The formula and method
We use the arithmetic-geometric mean:
$$K(k) = \int_{0}^{\pi/2} \frac{d\theta}{\sqrt{1 - k^{2}\,\sin^{2}\theta}} = \frac{\pi}{2\,\mathrm{AGM}\!\left(1,\;\sqrt{1 - k^{2}}\right)}$$Starting from \(a = 1\) and \(b = \sqrt{1 - k^{2}}\) (the complementary modulus), repeatedly replace them by their arithmetic and geometric means until they agree. AGM converges quadratically, so about a dozen iterations give full double precision.
Worked example
For \(k = 0.1\): \(m = 0.01\), and the complementary modulus is \(\sqrt{0.99} \approx 0.994987\). The AGM of 1 and 0.994987 converges to about 0.9974921. Then
$$K(0.1) = \frac{\pi}{2 \times 0.9974921} \approx 1.5747456$$FAQ
What is \(K(0)\)? Exactly \(\pi/2 \approx 1.5707963\), since the integrand reduces to 1.
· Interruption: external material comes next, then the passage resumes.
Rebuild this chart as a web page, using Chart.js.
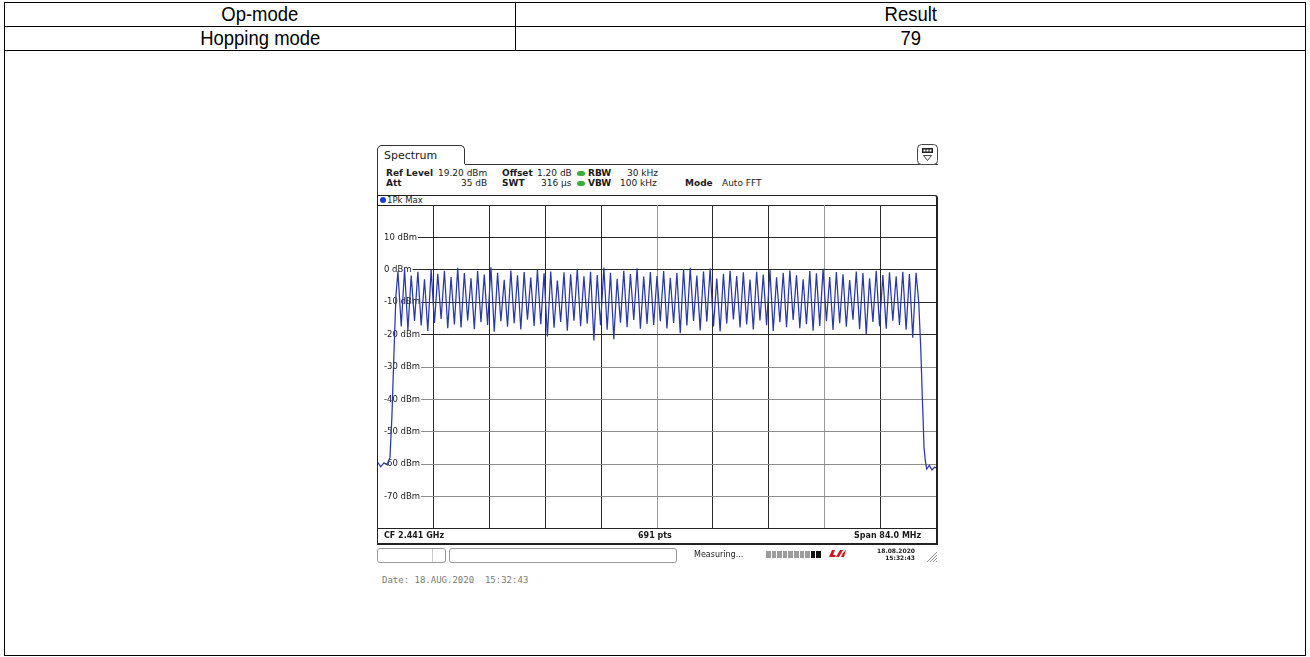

Why does it blow up at \(k = 1\)? The complementary modulus becomes 0, \(\mathrm{AGM}(1,0) = 0\), and \(K(k)\) has a logarithmic singularity, so \(K \to +\infty\).
Can I enter \(|k| > 1\)? No. Outside \(-1 \le k \le 1\) the real integral is undefined; a reciprocal-modulus transformation is required, so the tool rejects such input.